Short problem: Write the material out again, line by line, exactly as it is.
-- START Supplied records --
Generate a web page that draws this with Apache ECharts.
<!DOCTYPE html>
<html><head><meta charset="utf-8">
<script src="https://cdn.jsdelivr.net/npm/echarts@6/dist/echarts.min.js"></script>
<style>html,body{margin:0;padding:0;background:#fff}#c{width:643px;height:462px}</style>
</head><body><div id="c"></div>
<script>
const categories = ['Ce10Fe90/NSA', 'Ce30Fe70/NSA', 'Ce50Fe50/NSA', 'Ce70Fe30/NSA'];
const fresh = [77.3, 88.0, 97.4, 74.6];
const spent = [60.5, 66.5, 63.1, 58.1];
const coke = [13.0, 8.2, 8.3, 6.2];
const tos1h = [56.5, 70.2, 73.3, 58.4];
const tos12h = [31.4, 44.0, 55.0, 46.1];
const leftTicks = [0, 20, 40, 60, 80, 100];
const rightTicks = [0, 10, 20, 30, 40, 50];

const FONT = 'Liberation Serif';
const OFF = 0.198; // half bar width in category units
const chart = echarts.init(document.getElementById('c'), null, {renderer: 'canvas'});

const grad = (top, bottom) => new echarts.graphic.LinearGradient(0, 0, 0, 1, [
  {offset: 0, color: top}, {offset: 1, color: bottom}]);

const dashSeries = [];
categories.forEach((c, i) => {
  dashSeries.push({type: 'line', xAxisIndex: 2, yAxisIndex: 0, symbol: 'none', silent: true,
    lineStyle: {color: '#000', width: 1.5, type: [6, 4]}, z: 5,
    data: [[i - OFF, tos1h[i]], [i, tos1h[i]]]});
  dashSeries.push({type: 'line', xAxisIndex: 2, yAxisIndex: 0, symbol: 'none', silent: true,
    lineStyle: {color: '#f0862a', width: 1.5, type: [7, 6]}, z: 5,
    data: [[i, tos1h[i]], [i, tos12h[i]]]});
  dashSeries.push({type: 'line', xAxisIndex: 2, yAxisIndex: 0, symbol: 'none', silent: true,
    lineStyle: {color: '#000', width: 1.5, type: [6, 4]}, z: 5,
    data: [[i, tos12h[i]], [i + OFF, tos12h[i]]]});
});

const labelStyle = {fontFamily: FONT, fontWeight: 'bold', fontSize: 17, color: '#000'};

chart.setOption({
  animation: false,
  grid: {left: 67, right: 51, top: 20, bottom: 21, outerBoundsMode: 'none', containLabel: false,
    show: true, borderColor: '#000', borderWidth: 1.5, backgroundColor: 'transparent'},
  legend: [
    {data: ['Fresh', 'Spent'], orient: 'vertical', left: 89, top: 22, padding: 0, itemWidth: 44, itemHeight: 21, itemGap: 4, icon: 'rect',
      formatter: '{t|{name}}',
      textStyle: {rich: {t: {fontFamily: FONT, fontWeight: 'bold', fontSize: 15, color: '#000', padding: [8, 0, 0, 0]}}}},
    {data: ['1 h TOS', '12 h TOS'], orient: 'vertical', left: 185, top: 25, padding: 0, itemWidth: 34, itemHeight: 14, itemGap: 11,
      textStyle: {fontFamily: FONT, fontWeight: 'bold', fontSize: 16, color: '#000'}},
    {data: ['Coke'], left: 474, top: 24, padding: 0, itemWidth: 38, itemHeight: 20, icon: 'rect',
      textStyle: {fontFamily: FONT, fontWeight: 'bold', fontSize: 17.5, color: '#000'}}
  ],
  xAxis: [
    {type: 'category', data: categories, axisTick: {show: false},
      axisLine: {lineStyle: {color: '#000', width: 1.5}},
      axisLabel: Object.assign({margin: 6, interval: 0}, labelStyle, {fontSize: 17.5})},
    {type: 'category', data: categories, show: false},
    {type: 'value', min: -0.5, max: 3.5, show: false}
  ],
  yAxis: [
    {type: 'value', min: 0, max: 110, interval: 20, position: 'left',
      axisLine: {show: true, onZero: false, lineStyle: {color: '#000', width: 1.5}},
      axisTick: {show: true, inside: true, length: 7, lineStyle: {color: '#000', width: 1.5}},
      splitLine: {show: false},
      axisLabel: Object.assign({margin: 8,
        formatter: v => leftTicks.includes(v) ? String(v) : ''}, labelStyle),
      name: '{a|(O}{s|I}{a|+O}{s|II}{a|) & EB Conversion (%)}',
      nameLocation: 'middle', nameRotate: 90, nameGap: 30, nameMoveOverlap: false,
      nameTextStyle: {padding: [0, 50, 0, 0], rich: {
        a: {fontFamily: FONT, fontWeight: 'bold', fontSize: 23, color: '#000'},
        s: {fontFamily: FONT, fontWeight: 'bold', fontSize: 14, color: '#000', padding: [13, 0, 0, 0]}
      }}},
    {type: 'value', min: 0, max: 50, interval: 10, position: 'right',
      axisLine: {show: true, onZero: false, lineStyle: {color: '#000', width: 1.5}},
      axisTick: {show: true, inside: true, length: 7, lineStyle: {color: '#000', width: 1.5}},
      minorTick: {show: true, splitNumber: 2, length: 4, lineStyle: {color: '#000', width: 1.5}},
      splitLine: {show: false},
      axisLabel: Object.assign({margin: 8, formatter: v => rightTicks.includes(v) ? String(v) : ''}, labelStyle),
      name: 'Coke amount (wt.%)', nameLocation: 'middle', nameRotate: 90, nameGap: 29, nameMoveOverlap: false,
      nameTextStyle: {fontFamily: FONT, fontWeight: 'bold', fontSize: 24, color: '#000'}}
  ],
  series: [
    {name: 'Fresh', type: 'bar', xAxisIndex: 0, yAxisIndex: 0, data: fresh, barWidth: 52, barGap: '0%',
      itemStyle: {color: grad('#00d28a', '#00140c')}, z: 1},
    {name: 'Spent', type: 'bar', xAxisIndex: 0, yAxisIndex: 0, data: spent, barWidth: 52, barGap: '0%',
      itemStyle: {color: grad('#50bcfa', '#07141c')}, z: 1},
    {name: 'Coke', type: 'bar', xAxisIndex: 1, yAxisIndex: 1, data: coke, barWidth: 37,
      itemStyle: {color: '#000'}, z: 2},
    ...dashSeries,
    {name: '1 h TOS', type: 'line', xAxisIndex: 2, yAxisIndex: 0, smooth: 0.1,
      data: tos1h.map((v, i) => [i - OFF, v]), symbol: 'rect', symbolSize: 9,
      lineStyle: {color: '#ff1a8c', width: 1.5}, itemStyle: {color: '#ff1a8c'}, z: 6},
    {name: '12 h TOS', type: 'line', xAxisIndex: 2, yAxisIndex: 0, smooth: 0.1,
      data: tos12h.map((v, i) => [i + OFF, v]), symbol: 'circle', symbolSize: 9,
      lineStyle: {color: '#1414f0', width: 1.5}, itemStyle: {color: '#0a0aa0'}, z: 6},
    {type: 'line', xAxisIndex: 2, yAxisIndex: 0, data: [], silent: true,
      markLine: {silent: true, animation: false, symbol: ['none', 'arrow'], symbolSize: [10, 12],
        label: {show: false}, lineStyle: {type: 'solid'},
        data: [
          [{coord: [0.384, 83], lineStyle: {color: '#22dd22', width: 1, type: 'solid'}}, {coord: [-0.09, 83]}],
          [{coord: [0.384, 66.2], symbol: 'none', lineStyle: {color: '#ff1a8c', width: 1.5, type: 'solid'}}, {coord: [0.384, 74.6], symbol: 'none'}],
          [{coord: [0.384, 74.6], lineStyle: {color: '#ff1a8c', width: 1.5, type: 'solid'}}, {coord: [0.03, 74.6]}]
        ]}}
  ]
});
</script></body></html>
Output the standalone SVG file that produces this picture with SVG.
-- END Supplied records --
Worked solution:
Generate a web page that draws this with Apache ECharts.
<!DOCTYPE html>
<html><head><meta charset="utf-8">
<script src="https://cdn.jsdelivr.net/npm/echarts@6/dist/echarts.min.js"></script>
<style>html,body{margin:0;padding:0;background:#fff}#c{width:643px;height:462px}</style>
</head><body><div id="c"></div>
<script>
const categories = ['Ce10Fe90/NSA', 'Ce30Fe70/NSA', 'Ce50Fe50/NSA', 'Ce70Fe30/NSA'];
const fresh = [77.3, 88.0, 97.4, 74.6];
const spent = [60.5, 66.5, 63.1, 58.1];
const coke = [13.0, 8.2, 8.3, 6.2];
const tos1h = [56.5, 70.2, 73.3, 58.4];
const tos12h = [31.4, 44.0, 55.0, 46.1];
const leftTicks = [0, 20, 40, 60, 80, 100];
const rightTicks = [0, 10, 20, 30, 40, 50];

const FONT = 'Liberation Serif';
const OFF = 0.198; // half bar width in category units
const chart = echarts.init(document.getElementById('c'), null, {renderer: 'canvas'});

const grad = (top, bottom) => new echarts.graphic.LinearGradient(0, 0, 0, 1, [
  {offset: 0, color: top}, {offset: 1, color: bottom}]);

const dashSeries = [];
categories.forEach((c, i) => {
  dashSeries.push({type: 'line', xAxisIndex: 2, yAxisIndex: 0, symbol: 'none', silent: true,
    lineStyle: {color: '#000', width: 1.5, type: [6, 4]}, z: 5,
    data: [[i - OFF, tos1h[i]], [i, tos1h[i]]]});
  dashSeries.push({type: 'line', xAxisIndex: 2, yAxisIndex: 0, symbol: 'none', silent: true,
    lineStyle: {color: '#f0862a', width: 1.5, type: [7, 6]}, z: 5,
    data: [[i, tos1h[i]], [i, tos12h[i]]]});
  dashSeries.push({type: 'line', xAxisIndex: 2, yAxisIndex: 0, symbol: 'none', silent: true,
    lineStyle: {color: '#000', width: 1.5, type: [6, 4]}, z: 5,
    data: [[i, tos12h[i]], [i + OFF, tos12h[i]]]});
});

const labelStyle = {fontFamily: FONT, fontWeight: 'bold', fontSize: 17, color: '#000'};

chart.setOption({
  animation: false,
  grid: {left: 67, right: 51, top: 20, bottom: 21, outerBoundsMode: 'none', containLabel: false,
    show: true, borderColor: '#000', borderWidth: 1.5, backgroundColor: 'transparent'},
  legend: [
    {data: ['Fresh', 'Spent'], orient: 'vertical', left: 89, top: 22, padding: 0, itemWidth: 44, itemHeight: 21, itemGap: 4, icon: 'rect',
      formatter: '{t|{name}}',
      textStyle: {rich: {t: {fontFamily: FONT, fontWeight: 'bold', fontSize: 15, color: '#000', padding: [8, 0, 0, 0]}}}},
    {data: ['1 h TOS', '12 h TOS'], orient: 'vertical', left: 185, top: 25, padding: 0, itemWidth: 34, itemHeight: 14, itemGap: 11,
      textStyle: {fontFamily: FONT, fontWeight: 'bold', fontSize: 16, color: '#000'}},
    {data: ['Coke'], left: 474, top: 24, padding: 0, itemWidth: 38, itemHeight: 20, icon: 'rect',
      textStyle: {fontFamily: FONT, fontWeight: 'bold', fontSize: 17.5, color: '#000'}}
  ],
  xAxis: [
    {type: 'category', data: categories, axisTick: {show: false},
      axisLine: {lineStyle: {color: '#000', width: 1.5}},
      axisLabel: Object.assign({margin: 6, interval: 0}, labelStyle, {fontSize: 17.5})},
    {type: 'category', data: categories, show: false},
    {type: 'value', min: -0.5, max: 3.5, show: false}
  ],
  yAxis: [
    {type: 'value', min: 0, max: 110, interval: 20, position: 'left',
      axisLine: {show: true, onZero: false, lineStyle: {color: '#000', width: 1.5}},
      axisTick: {show: true, inside: true, length: 7, lineStyle: {color: '#000', width: 1.5}},
      splitLine: {show: false},
      axisLabel: Object.assign({margin: 8,
        formatter: v => leftTicks.includes(v) ? String(v) : ''}, labelStyle),
      name: '{a|(O}{s|I}{a|+O}{s|II}{a|) & EB Conversion (%)}',
      nameLocation: 'middle', nameRotate: 90, nameGap: 30, nameMoveOverlap: false,
      nameTextStyle: {padding: [0, 50, 0, 0], rich: {
        a: {fontFamily: FONT, fontWeight: 'bold', fontSize: 23, color: '#000'},
        s: {fontFamily: FONT, fontWeight: 'bold', fontSize: 14, color: '#000', padding: [13, 0, 0, 0]}
      }}},
    {type: 'value', min: 0, max: 50, interval: 10, position: 'right',
      axisLine: {show: true, onZero: false, lineStyle: {color: '#000', width: 1.5}},
      axisTick: {show: true, inside: true, length: 7, lineStyle: {color: '#000', width: 1.5}},
      minorTick: {show: true, splitNumber: 2, length: 4, lineStyle: {color: '#000', width: 1.5}},
      splitLine: {show: false},
      axisLabel: Object.assign({margin: 8, formatter: v => rightTicks.includes(v) ? String(v) : ''}, labelStyle),
      name: 'Coke amount (wt.%)', nameLocation: 'middle', nameRotate: 90, nameGap: 29, nameMoveOverlap: false,
      nameTextStyle: {fontFamily: FONT, fontWeight: 'bold', fontSize: 24, color: '#000'}}
  ],
  series: [
    {name: 'Fresh', type: 'bar', xAxisIndex: 0, yAxisIndex: 0, data: fresh, barWidth: 52, barGap: '0%',
      itemStyle: {color: grad('#00d28a', '#00140c')}, z: 1},
    {name: 'Spent', type: 'bar', xAxisIndex: 0, yAxisIndex: 0, data: spent, barWidth: 52, barGap: '0%',
      itemStyle: {color: grad('#50bcfa', '#07141c')}, z: 1},
    {name: 'Coke', type: 'bar', xAxisIndex: 1, yAxisIndex: 1, data: coke, barWidth: 37,
      itemStyle: {color: '#000'}, z: 2},
    ...dashSeries,
    {name: '1 h TOS', type: 'line', xAxisIndex: 2, yAxisIndex: 0, smooth: 0.1,
      data: tos1h.map((v, i) => [i - OFF, v]), symbol: 'rect', symbolSize: 9,
      lineStyle: {color: '#ff1a8c', width: 1.5}, itemStyle: {color: '#ff1a8c'}, z: 6},
    {name: '12 h TOS', type: 'line', xAxisIndex: 2, yAxisIndex: 0, smooth: 0.1,
      data: tos12h.map((v, i) => [i + OFF, v]), symbol: 'circle', symbolSize: 9,
      lineStyle: {color: '#1414f0', width: 1.5}, itemStyle: {color: '#0a0aa0'}, z: 6},
    {type: 'line', xAxisIndex: 2, yAxisIndex: 0, data: [], silent: true,
      markLine: {silent: true, animation: false, symbol: ['none', 'arrow'], symbolSize: [10, 12],
        label: {show: false}, lineStyle: {type: 'solid'},
        data: [
          [{coord: [0.384, 83], lineStyle: {color: '#22dd22', width: 1, type: 'solid'}}, {coord: [-0.09, 83]}],
          [{coord: [0.384, 66.2], symbol: 'none', lineStyle: {color: '#ff1a8c', width: 1.5, type: 'solid'}}, {coord: [0.384, 74.6], symbol: 'none'}],
          [{coord: [0.384, 74.6], lineStyle: {color: '#ff1a8c', width: 1.5, type: 'solid'}}, {coord: [0.03, 74.6]}]
        ]}}
  ]
});
</script></body></html>
Output the standalone SVG file that produces this picture with SVG.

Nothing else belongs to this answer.